Another important use of the non-blocking assignment is to prevent race conditions. If the programmer wishes two variables to swap their values and blocking operators are used, the output is not what is expected:

initial begin
	x = 5;
	y = 3;
end
							example 3
always @(negedge clock) begin
	x = y;
	y = x;
end

This will give both x and y the same value. If the circuit was to be built a race condition has been entered which is unstable. The compliler will give a stable output, however this is not the output expected. The simulator assigns x the value of 3 and then y is then assigned x. As x is now 3, y will not change its value. If the non-blocking operator is used instead:

always @(negedge) begin
	x <= y;						example 4
	y <= x;
end

both the values of x and y are stored first. Then x is assigned the old value of y (3) and y is then assigned the old value of x (5).

Another example when the non-blocking operator has to be used is when a variable is being set to a new value which involves its old value.

i <= i+1;
or							examples 5,6
register[5:0] <= {register[4:0] , new_bit};

Race condition in Verilog

In Verilog certain type of assignments or expression are scheduled for execution at the same time and order of their execution is not guaranteed. This means they could be executed in any order and the order could be change from time to time. This non-determinism is called the race condition in Verilog.

Verilog execution order:

If you look at the active event queue, it has multiple types of statements and commands with equal priority, which means they all are scheduled to be executed together in any random order, which leads to many of the faces..

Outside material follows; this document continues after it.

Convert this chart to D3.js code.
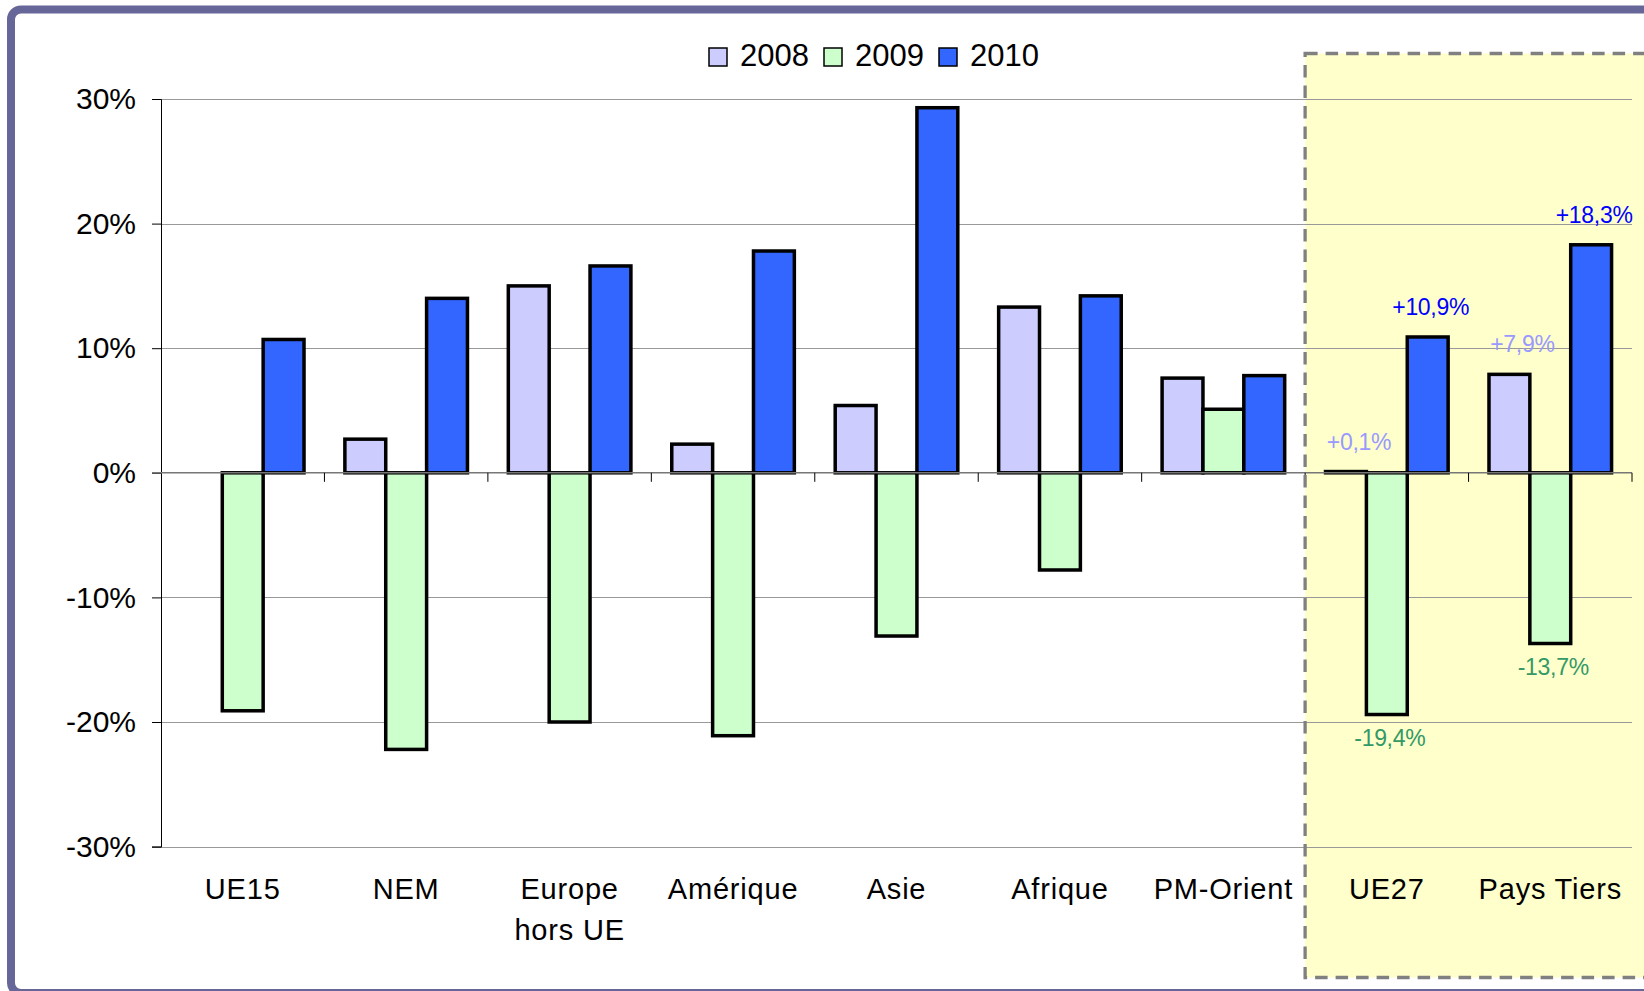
<!DOCTYPE html>
<html>
<head>
<meta charset="utf-8">
<script src="https://cdnjs.cloudflare.com/ajax/libs/d3/7.8.5/d3.min.js"></script>
<style>
  body { margin: 0; background: #fff; }
  svg { display: block; font-family: "Liberation Sans", Arial, sans-serif; }
</style>
</head>
<body>
<svg width="1644" height="991"></svg>
<script>
var categories = ["UE15", "NEM", "Europe|hors UE", "Amérique", "Asie", "Afrique", "PM-Orient", "UE27", "Pays Tiers"];
var series = ["2008", "2009", "2010"];

var values2008 = [null, 2.7, 15.0, 2.3, 5.4, 13.3, 7.6, 0.1, 7.9];
var values2009 = [-19.1, -22.2, -20.0, -21.1, -13.1, -7.8, 5.1, -19.4, -13.7];
var values2010 = [10.7, 14.0, 16.6, 17.8, 29.3, 14.2, 7.8, 10.9, 18.3];

var yTicks = [30, 20, 10, 0, -10, -20, -30];
var highlighted = ["UE27", "Pays Tiers"];

var fills = {"2008": "#ccccff", "2009": "#ccffcc", "2010": "#3366ff"};
var labelColors = {"2008": "#9999ff", "2009": "#339966", "2010": "#0000ff"};

var svg = d3.select("svg");

var x = d3.scaleBand()
    .domain(categories)
    .range([161, 1632]);

var bw = x.bandwidth();

var xs = d3.scaleBand()
    .domain(series)
    .range([bw / 8, bw * 7 / 8]);

var y = d3.scaleLinear()
    .domain([-30, 30])
    .range([846.6, 99]);

var table = [];
categories.forEach(function(c, i) {
  [values2008, values2009, values2010].forEach(function(vals, j) {
    if (vals[i] != null) table.push({cat: c, year: series[j], value: vals[i]});
  });
});

function fmt(v) {
  return (v > 0 ? "+" : "") + v.toFixed(1).replace(".", ",") + "%";
}

// outer frame
svg.append("rect")
    .attr("x", 11)
    .attr("y", 9.5)
    .attr("width", 1700)
    .attr("height", 983.5)
    .attr("rx", 10)
    .attr("fill", "#fff")
    .attr("stroke", "#666699")
    .attr("stroke-width", 8);

// highlighted zone
var zx = x(highlighted[0]);
svg.append("rect")
    .attr("x", zx)
    .attr("y", 53.5)
    .attr("width", 400)
    .attr("height", 924)
    .attr("fill", "#ffffcc");

// gridlines
svg.append("g")
    .attr("class", "grid")
    .selectAll("line")
  .data(yTicks.filter(function(d) { return d !== 0; }))
  .enter().append("line")
    .attr("x1", 161)
    .attr("x2", 1632)
    .attr("y1", function(d) { return Math.round(y(d)) + 0.5; })
    .attr("y2", function(d) { return Math.round(y(d)) + 0.5; })
    .attr("stroke", "#999")
    .attr("stroke-width", 1);

// y axis
var yAxis = svg.append("g")
    .attr("transform", "translate(161,0)")
    .call(d3.axisLeft(y)
      .tickValues(yTicks)
      .tickSize(9)
      .tickPadding(16)
      .tickFormat(function(d) { return d + "%"; }));

yAxis.select(".domain").attr("stroke", "#000");
yAxis.selectAll(".tick line").attr("stroke", "#000");
yAxis.selectAll("text")
    .attr("font-size", 30)
    .attr("font-family", "Liberation Sans, Arial, sans-serif")
    .attr("fill", "#000");

// bars
svg.append("g")
    .attr("class", "bars")
    .selectAll("rect")
  .data(table)
  .enter().append("rect")
    .attr("x", function(d) { return x(d.cat) + xs(d.year); })
    .attr("width", xs.bandwidth())
    .attr("y", function(d) { return y(Math.max(0, d.value)); })
    .attr("height", function(d) { return Math.abs(y(d.value) - y(0)); })
    .attr("fill", function(d) { return fills[d.year]; })
    .attr("stroke", "#000")
    .attr("stroke-width", 3.5);

// zero line and category ticks
svg.append("line")
    .attr("x1", 152)
    .attr("x2", 1632)
    .attr("y1", y(0))
    .attr("y2", y(0))
    .attr("stroke", "#777")
    .attr("stroke-width", 1.5);

svg.append("g")
    .selectAll("line")
  .data(categories)
  .enter().append("line")
    .attr("x1", function(d) { return x(d) + bw; })
    .attr("x2", function(d) { return x(d) + bw; })
    .attr("y1", y(0))
    .attr("y2", y(0) + 9)
    .attr("stroke", "#000")
    .attr("stroke-width", 1);

// category labels
var catLabels = svg.append("g")
    .selectAll("text")
  .data(categories)
  .enter().append("text")
    .attr("x", function(d) { return x(d) + bw / 2; })
    .attr("y", 899)
    .attr("text-anchor", "middle")
    .attr("font-size", 29)
    .attr("letter-spacing", 0.8)
    .attr("fill", "#000");

catLabels.selectAll("tspan")
  .data(function(d) { return d.split("|"); })
  .enter().append("tspan")
    .attr("x", function() { return d3.select(this.parentNode).attr("x"); })
    .attr("dy", function(d, i) { return i ? 41 : 0; })
    .text(function(d) { return d; });

// dashed border round the highlighted zone
svg.append("rect")
    .attr("x", zx)
    .attr("y", 53.5)
    .attr("width", 400)
    .attr("height", 924)
    .attr("fill", "none")
    .attr("stroke", "#808080")
    .attr("stroke-width", 3.3)
    .attr("stroke-dasharray", "12.5 8");

// value labels on highlighted categories
var dxs = {"2008": 13, "2009": 3, "2010": 3};
svg.append("g")
    .selectAll("text")
  .data(table.filter(function(d) { return highlighted.indexOf(d.cat) >= 0; }))
  .enter().append("text")
    .attr("x", function(d) { return x(d.cat) + xs(d.year) + xs.bandwidth() / 2 + dxs[d.year]; })
    .attr("y", function(d) { return d.value >= 0 ? y(d.value) - 22 : y(d.value) + 31; })
    .attr("text-anchor", "middle")
    .attr("font-size", 23)
    .attr("letter-spacing", -0.3)
    .attr("fill", function(d) { return labelColors[d.year]; })
    .text(function(d) { return fmt(d.value); });

// legend
var legend = svg.append("g")
    .attr("transform", "translate(709,48)")
    .selectAll("g")
  .data(series)
  .enter().append("g")
    .attr("transform", function(d, i) { return "translate(" + (i * 115) + ",0)"; });

legend.append("rect")
    .attr("width", 18)
    .attr("height", 18)
    .attr("fill", function(d) { return fills[d]; })
    .attr("stroke", "#000")
    .attr("stroke-width", 1.5);

legend.append("text")
    .attr("x", 31)
    .attr("y", 18)
    .attr("font-size", 31)
    .attr("fill", "#000")
    .text(function(d) { return d; });
</script>
</body>
</html>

Lets look at some of the common race conditions that one may encounter.

1) Read-Write or Write-Read race condition.

Take the following example :

always @(posedge clk)
x = 2;

always @(posedge clk)
y = x;

Both assignments have same sensitivity ( posedge clk ), which means when clock rises, both will be scheduled to get executed at the same time. Either first ‘x’ could be assigned value ’2′ and then ‘y’ could be assigned ‘x’, in which case ‘y’ would end up with value ’2′. Or it could be other way around, ‘y’ could be assigned value of ‘x’ first, which could be something other than ’2′ and then ‘x’ is assigned value of ’2′. So depending on the order final value of ‘y’ could be different.

How can you avoid this race ? It depends on what your intention is. If you wanted to have a specific order, put both of the statements in that order within a ‘begin’…’end’ block inside a single ‘always’ block. Let’s say you wanted ‘x’ value to be updated first and then ‘y’ you can do following. Remember blocking assignments within a ‘begin’ .. ‘end’ block are executed in the order they appear.

always @(posedge clk)
begin
x = 2;
y = x;
end

2) Write-Write race condition.

always @(posedge clk)
x = 2;

always @(posedge clk)
x = 9;

Here again both blocking assignments have same sensitivity, which means they both get scheduled to be executed at the same time in ‘active event’ queue, in any order. Depending on the order you could get final value of ‘x’ to be either ’2′ or ’9′. If you wanted a specific order, you can follow the example in previous race condition.

3) Race condition arising from a ‘fork’…’join’ block.

always @(posedge clk)
fork
x = 2;
y = x;
join

Unlike ‘begin’…’end’ block where expressions are executed in the order they appear, expression within ‘fork’…’join’ block are executed in parallel. This parallelism can be the source of the race condition as shown in above example.

Both blocking assignments are scheduled to execute in parallel and depending upon the order of their execution eventual value of ‘y’ could be either ’2′ or the previous value of ‘x’, but it can not be determined beforehand.

4) Race condition because of variable initialization.

reg clk = 0

initial
clk = 1

In Verilog ‘reg’ type variable can be initialized within the declaration itself. This initialization is executed at time step zero, just like initial block and if you happen to have an initial block that does the assignment to the ‘reg’ variable, you have a race condition.

There are few other situations where race conditions could come up, for example if a function is invoked from more than one active blocks at the same time, the execution order could become non-deterministic.